A common mistake budget travellers make is cutting everything to the bone. There are a few things on Santa Maria worth spending a little more on:

  • A proper fish dinner at a restaurant overlooking the sea. Doesn't need to be every night, but at least once, sit down, order the grilled catch of the day with potatoes and salad, and take your time with it.
  • A guided experience, like the SMATUR trails. Having context about the island's geology and history turns a beautiful walk into something with real depth.
  • Local cheese and Azorean wine. They're not expensive, and they're a fundamental part of the experience.
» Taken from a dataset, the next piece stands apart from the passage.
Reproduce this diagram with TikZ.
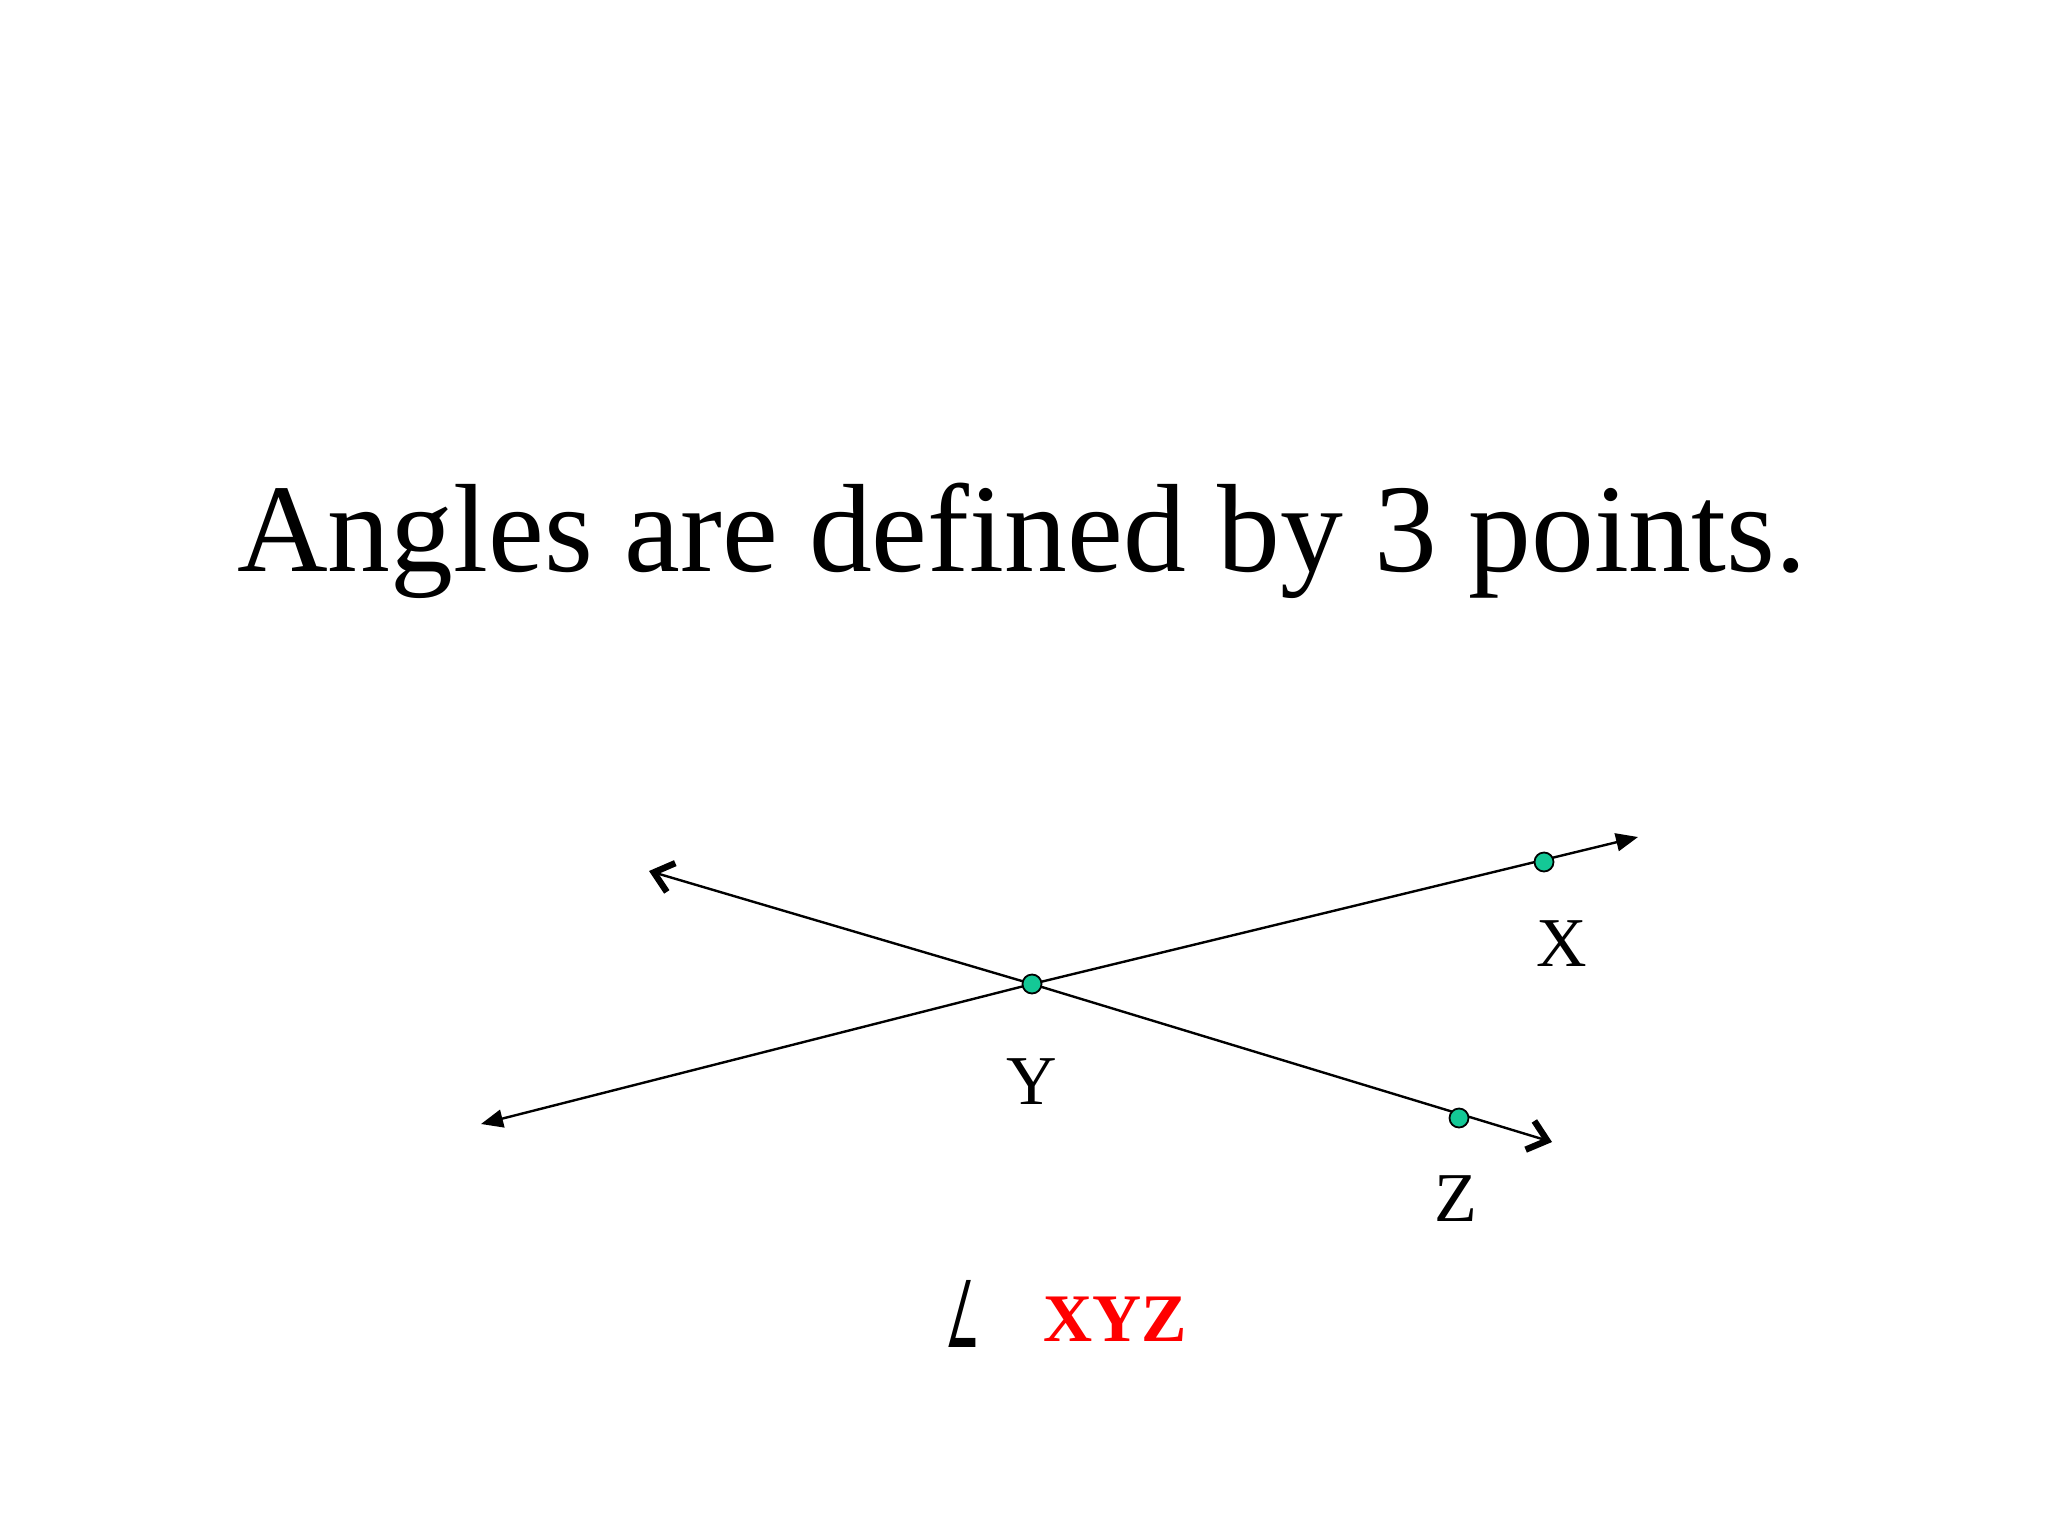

If You Have More Time in the Azores

Vila do Porto works well as a 2-3 day base. If you're doing a longer Azores itinerary, the same budget logic applies across the archipelago. Our guide to spending 24 hours in Horta shows how to make the most of Faial without much time or money. And if you want to find the best panoramic viewpoints in Horta, most of them are free to access.

The point is this: in the Azores, nature is the main attraction, and nature doesn't charge admission. What you pay for is the transport to get there and a roof over your head. Everything else, the beaches, the trails, the viewpoints, the sunset dropping into the ocean, is courtesy of geography.

Practical Tips

  • Bring walking shoes. They don't need to be expensive technical gear, but smooth-soled trainers on cliff paths are a bad idea.
  • Sunscreen. The altitude and ocean reflection are deceptive. You'll burn faster than you think.
  • Cash. Some smaller restaurants and local guesthouses may not take cards. Always carry notes.
  • Low season (April to June, September and October) is when you'll find the best prices and fewest crowds. July and August are pricier because of the festival and holiday season.
  • Tap water in the Azores is drinkable. Don't waste money on plastic bottles.

Vila do Porto isn't trying to impress anyone with luxury or sophistication. It's a small town on a small island in the middle of the Atlantic. But that scale is exactly what makes it perfect for budget travel: everything is close, everything is accessible, and the best things the island has to offer don't cost a thing.